Читаем Другая история русского искусства полностью

Между 1877 и 1878 годами можно говорить о возникновении — как бы параллельно сентиментализму и романтизму (завершающим предыдущую художественную эпоху, эпоху 1868 года) — новых тенденций. Их порождает новая социальная реальность: начало эпохи массового общества, появление и осознание феномена «толпы» как фактора экономической, социальной, политической жизни. В сфере культуры это эпоха нового Просвещения и нового антиклерикализма (означающего конец умиления наивной народной религиозностью); конец народничества как идеологии. Наконец, это эпоха нового позитивизма — более радикального, чем у Писарева, и связанного не просто с дарвинизмом, а с социал-дарвинизмом и ломброзианством.

Здесь нет новых «молодых художников» с новыми радикальными идеями; есть художники поколения 1868 года, начинающие новую биографию, — второй Верещагин и второй Репин. Внешне они имеют между собой мало общего (меньше, чем первый туркестанский Верещагин и Репин времен «Бурлаков»); объединяют их, с одной стороны, новый позитивизм, описывающий реальность как действие безликих механизмов, не разделяющих людей на правых и виноватых, с другой стороны, определенный художественный радикализм. Например, новые сюжетные идеи предполагают и в том, и в другом случае окончательный выход за пределы народнических идеологических схем — трактовку народа как «толпы» (массы). Новые стилистические идеи, выражающие эту концепцию «толпы», пожалуй, могут быть описаны через «пейзажное» зрение — определенное понимание пленэра или дистанцию удаленного наблюдателя (и в том, и в другом случае порождающее стирание индивидуальных различий людей в толпе и «дегуманизацию»).

Если попытаться сформулировать основные различия между Верещагиным и Репиным, то второй Верещагин отличается от второго Репина в первую очередь отсутствием драматизма. Верещагин — художник эпического (в нем сохраняется и даже возрастает степень равнодушного спокойствия); правда, трактовка эпического в Балканской серии — принципиально иная. Очень важна и «социальность» второго Верещагина, противостоящая «природности», даже «животности» второго Репина; здесь — в мире дисциплины и техники — природное начало в человеке усмирено дрессурой.


Балканская серия. Панорамный натурализм


Балканский Верещагин (автор Балканской серии, посвященной русско-турецкой войне на Балканах 1877–1878 годов) настолько отличается от Верещагина туркестанского и индийского, Верещагина-этнографа, что имеет смысл говорить о почти разных художниках — первом и втором.

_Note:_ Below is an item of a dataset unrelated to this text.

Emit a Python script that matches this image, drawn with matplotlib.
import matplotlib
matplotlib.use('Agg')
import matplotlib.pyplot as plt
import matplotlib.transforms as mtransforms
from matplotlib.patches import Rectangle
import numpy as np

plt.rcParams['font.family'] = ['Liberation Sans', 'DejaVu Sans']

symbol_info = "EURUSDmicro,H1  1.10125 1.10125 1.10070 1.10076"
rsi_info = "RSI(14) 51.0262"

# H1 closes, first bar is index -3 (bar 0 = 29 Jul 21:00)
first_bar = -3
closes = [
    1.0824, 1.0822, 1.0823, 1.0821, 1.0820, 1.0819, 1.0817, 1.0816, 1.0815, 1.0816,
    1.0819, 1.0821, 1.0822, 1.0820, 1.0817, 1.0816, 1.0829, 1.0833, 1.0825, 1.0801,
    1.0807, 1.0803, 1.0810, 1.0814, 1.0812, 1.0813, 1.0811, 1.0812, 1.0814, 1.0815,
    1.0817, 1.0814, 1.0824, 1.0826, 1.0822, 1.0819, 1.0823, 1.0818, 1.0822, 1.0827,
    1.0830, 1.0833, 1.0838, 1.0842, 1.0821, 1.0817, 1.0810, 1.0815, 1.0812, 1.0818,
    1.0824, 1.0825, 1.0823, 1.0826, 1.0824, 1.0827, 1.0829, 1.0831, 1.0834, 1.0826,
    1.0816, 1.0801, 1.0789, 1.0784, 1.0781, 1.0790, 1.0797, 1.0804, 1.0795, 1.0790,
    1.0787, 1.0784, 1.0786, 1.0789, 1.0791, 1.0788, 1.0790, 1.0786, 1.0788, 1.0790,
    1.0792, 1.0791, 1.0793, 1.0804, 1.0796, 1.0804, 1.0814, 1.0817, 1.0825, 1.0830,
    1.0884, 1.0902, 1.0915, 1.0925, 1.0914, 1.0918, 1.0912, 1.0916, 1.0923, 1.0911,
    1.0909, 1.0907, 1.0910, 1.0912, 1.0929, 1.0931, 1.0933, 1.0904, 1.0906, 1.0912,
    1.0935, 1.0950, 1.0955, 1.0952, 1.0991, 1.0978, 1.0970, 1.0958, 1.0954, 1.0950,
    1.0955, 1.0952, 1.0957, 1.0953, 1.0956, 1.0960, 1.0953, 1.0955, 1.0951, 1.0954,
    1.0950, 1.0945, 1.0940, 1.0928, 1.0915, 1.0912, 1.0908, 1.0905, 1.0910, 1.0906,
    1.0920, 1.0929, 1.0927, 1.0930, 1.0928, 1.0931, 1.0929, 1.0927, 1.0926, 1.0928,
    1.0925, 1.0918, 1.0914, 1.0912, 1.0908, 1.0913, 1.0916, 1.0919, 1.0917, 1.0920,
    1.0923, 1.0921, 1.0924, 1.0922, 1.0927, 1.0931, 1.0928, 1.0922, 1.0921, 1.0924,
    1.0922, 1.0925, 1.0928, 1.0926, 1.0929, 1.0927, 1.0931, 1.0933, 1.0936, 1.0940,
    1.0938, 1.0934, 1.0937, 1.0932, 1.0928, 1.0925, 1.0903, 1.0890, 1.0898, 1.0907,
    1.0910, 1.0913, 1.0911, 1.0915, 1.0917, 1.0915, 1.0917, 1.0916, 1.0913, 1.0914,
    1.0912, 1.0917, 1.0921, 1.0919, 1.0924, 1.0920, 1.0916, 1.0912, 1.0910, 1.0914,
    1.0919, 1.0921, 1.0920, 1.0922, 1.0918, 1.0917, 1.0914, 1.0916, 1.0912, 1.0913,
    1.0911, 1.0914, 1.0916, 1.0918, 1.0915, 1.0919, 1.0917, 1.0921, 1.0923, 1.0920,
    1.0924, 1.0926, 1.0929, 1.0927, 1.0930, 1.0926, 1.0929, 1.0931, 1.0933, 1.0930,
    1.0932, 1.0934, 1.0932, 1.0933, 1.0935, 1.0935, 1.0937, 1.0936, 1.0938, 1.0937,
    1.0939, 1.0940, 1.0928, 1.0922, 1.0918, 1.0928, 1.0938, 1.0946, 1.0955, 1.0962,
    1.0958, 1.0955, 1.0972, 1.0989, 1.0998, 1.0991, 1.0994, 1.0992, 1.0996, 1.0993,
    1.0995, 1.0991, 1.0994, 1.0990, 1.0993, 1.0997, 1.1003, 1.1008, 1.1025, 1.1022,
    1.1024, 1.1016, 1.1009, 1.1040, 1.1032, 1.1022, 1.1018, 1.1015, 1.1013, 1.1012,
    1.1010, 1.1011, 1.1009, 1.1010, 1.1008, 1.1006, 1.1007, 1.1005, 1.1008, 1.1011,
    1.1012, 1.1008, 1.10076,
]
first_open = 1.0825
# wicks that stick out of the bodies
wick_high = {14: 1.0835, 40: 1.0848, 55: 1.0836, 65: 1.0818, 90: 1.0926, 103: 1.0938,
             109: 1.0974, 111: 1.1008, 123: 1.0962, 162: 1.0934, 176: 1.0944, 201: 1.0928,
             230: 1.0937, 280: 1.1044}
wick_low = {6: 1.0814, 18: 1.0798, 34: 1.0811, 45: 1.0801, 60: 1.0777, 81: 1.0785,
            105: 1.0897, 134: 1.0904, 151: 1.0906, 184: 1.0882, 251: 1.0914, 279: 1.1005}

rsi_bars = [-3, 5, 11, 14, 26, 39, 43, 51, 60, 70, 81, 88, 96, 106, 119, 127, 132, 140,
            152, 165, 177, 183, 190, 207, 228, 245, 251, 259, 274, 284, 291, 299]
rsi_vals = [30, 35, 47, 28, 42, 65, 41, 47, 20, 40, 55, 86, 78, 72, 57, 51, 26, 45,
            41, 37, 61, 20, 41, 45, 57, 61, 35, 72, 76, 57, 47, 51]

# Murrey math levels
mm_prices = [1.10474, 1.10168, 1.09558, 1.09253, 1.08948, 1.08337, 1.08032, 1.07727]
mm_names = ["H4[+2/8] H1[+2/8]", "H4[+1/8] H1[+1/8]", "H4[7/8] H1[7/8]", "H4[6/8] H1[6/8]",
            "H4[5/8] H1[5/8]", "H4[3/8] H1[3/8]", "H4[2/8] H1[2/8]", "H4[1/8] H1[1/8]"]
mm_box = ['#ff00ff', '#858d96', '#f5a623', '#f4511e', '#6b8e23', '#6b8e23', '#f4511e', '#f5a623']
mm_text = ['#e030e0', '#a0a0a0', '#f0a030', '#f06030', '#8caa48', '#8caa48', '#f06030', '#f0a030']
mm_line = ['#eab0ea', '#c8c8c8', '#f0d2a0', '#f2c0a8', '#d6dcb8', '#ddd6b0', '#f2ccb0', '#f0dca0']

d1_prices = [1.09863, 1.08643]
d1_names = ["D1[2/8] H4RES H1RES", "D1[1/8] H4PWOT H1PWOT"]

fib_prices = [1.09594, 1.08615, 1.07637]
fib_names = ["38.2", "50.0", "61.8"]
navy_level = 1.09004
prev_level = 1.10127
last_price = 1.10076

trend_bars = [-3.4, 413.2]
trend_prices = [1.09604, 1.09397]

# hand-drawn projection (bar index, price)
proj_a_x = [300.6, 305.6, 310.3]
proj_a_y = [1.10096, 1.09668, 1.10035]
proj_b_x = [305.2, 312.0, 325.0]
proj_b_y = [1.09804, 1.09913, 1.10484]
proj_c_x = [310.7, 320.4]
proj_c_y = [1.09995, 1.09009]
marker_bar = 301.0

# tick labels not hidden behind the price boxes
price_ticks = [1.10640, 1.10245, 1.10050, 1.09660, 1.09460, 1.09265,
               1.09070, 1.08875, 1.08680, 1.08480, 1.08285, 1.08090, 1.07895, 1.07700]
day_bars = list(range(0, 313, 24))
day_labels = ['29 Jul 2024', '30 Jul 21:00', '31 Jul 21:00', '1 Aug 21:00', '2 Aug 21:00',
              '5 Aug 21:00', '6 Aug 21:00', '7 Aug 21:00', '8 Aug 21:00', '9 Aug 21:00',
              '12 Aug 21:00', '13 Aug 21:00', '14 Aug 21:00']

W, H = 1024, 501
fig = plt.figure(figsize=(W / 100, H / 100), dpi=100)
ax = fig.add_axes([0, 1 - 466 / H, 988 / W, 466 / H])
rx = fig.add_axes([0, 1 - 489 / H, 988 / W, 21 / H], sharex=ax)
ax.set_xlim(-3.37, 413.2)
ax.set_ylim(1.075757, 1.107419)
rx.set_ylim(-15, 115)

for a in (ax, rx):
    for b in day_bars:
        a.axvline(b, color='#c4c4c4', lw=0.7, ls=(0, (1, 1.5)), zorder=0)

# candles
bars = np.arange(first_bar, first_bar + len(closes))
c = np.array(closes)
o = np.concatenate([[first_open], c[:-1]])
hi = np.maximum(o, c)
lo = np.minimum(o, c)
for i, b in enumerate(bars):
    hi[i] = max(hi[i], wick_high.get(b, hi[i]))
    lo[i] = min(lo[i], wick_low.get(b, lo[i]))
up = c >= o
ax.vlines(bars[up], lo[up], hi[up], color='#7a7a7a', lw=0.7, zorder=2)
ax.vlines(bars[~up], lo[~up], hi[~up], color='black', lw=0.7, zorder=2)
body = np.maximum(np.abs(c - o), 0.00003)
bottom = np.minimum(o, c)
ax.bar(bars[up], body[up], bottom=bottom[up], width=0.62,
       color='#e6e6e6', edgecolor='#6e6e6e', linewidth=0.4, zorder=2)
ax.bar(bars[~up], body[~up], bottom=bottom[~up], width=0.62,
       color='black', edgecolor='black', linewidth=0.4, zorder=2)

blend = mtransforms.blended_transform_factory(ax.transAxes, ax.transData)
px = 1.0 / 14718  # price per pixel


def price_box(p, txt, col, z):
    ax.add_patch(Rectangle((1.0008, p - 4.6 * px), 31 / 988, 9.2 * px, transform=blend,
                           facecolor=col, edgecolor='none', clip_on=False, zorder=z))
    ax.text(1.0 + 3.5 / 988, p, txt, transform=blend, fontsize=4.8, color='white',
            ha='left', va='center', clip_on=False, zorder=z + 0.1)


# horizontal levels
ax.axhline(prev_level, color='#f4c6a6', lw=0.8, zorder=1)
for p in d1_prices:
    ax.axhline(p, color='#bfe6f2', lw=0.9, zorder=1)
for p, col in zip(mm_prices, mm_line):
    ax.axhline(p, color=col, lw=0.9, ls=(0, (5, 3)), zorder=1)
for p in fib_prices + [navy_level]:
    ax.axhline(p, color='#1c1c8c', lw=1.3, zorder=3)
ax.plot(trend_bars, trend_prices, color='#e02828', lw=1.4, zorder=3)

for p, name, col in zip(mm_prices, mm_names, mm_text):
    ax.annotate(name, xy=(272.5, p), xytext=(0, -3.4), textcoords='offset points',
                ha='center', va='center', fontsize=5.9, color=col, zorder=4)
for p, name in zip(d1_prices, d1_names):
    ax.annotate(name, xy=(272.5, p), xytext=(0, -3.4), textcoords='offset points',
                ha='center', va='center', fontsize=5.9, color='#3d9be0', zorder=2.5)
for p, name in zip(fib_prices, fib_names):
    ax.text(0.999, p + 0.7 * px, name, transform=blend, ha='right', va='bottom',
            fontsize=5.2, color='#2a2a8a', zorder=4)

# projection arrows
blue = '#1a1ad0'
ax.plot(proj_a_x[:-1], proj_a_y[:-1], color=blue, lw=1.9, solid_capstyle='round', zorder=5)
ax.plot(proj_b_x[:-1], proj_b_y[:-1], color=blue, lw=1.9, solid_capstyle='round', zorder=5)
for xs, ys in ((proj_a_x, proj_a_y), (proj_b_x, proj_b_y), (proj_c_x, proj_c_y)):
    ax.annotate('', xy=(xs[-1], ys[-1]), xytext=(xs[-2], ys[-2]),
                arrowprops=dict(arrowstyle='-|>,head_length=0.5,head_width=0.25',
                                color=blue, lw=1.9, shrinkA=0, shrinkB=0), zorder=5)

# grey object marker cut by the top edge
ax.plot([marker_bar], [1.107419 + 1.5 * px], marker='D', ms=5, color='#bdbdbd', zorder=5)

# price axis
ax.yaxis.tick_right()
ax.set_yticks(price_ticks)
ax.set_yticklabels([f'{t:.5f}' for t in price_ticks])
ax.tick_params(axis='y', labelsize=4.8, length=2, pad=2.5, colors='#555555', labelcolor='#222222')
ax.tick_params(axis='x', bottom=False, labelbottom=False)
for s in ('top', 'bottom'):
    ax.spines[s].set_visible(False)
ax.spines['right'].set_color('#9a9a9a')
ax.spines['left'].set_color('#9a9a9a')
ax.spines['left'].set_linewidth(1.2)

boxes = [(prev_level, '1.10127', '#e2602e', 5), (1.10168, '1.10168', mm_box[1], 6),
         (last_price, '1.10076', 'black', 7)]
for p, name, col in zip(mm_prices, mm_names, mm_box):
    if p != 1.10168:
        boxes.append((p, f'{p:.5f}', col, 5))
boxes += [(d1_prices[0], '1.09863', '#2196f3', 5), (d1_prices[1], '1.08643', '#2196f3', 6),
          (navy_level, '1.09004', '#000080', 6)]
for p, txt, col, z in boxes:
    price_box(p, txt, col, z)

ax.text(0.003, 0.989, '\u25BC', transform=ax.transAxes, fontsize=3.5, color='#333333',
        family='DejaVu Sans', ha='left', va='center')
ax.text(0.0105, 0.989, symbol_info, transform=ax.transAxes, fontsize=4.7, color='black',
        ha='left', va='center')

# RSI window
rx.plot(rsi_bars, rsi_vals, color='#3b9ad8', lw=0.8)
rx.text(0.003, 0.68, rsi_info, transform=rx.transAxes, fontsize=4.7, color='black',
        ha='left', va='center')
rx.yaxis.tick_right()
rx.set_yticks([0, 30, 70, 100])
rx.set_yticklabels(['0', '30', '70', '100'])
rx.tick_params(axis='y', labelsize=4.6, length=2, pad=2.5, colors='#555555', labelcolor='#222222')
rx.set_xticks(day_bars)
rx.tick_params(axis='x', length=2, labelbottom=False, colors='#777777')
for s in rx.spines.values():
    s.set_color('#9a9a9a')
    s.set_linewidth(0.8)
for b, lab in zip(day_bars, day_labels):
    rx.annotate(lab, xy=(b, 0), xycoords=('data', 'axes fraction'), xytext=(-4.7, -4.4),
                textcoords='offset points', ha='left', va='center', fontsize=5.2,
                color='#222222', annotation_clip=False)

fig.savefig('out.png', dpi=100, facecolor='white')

Верещагин как почти профессиональный военный — окончивший Морской корпус, прошедший несколько кампаний, лишенный сентиментальности и склонности к ура-патриотическим восторгам (к которым склонны обычно как раз штатские люди) — очень хорошо понимает изменение характера войны. В то время как другие художники продолжают жить в мире мифологизированных подвигов Суворова, Верещагин видит и войну-охоту в средневековом Туркестане, и новую массовую войну на цивилизованных Балканах.

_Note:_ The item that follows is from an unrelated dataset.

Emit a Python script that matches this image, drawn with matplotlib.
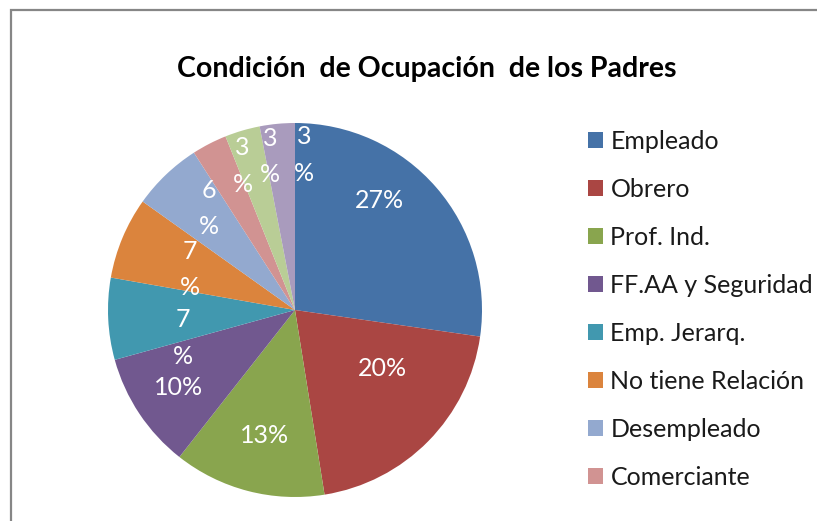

Массовая война — это война больших регулярных армий, война дисциплины и техники (осадной артиллерии, бетонных укреплений, коммуникаций); война почти позиционная; война ресурсов. Это означает своеобразную дегуманизацию войны (которая для большинства, наверное, станет очевидна лишь после 1915 и 1916 годов); дегуманизацию массовой смерти. Главным следствием этой дегуманизации оказывается невозможность индивидуального героизма и вообще традиционного понимания храбрости и доблести — на коне и с саблей (чуть ли не единственный всадник Балканской войны — иронически поданный — присутствует в церемониальном сюжете). Дегуманизация предполагает какую-то новую антропологию войны; скуку войны. Скука — это, собственно, отсутствие самих военных действий (атак и штурмов), замененных бесконечным ожиданием — ожиданием обстрела, ожиданием перевязки, ожиданием похорон; неподвижностью.